Nicht zuletzt zeigen die Verbote auch die anfängliche Hilflosigkeit nach dem Krieg: Man hatte keine Ahnung, wie man dem Grauen begegnen sollte, also verbot man lieber erstmal ordentlich einiges, um sich damit nicht mehr beschäftigen zu müssen. Weil man sich damit nicht beschäftigen wollte.

olli:
ohne frage macht ein verbot einen zusätzlichen anreiz aus. gott weiß, wieviele fans che hätte, wenn die verehrung seiner person verboten worden wäre *schauder*. ich persönlich fände es aber alles andere als wünschenswert, wenn die verehrung und glorifizierung der ns-zeit erlaubt würde.

"mein kampf" ist übrigens für den schulunterricht freigegeben. effektvoller fände ich es aber, schülern "the great dictator" von und mit chaplin zu zeigen. der film, zusammen mit tiefgründiger analyse der person hitlers, nimmt dem hitler-kult ordentlich den wind aus den segeln.
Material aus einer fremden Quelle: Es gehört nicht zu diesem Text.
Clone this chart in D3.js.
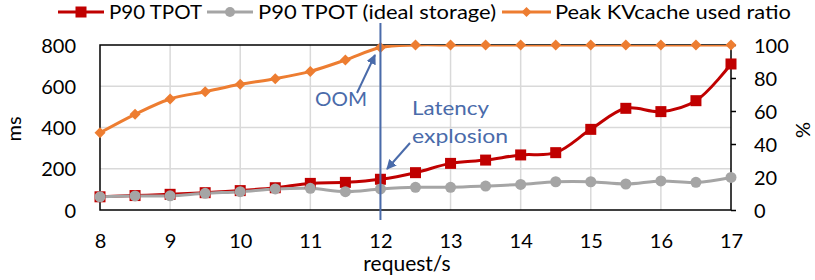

--- Zitat von: "Der Uhu" ---
Entscheidender ist sicherlich der Tod einer Person, um ihn zur Kultfigur zu machen (Elvis, Che Guevara, Kennedy, Van Gogh).

--- Ende Zitat ---

quatsch mit sosse. der tod ist entscheidend?? kennedy und elvis waren zu lebzeiten schon kultfiguren. che ist eine gehypte modeerscheinung. van gogh konnte gut malen. irgendwann stirbt jeder. *dough*



--- Zitat von: "messie" ---
Nicht zuletzt zeigen die Verbote auch die anfängliche Hilflosigkeit nach dem Krieg: Man hatte keine Ahnung, wie man dem Grauen begegnen sollte, also verbot man lieber erstmal ordentlich einiges, um sich damit nicht mehr beschäftigen zu müssen. Weil man sich damit nicht beschäftigen wollte.
--- Ende Zitat ---

quatsch mit sosse, das haben die siegermächte verboten, so einfach ist das.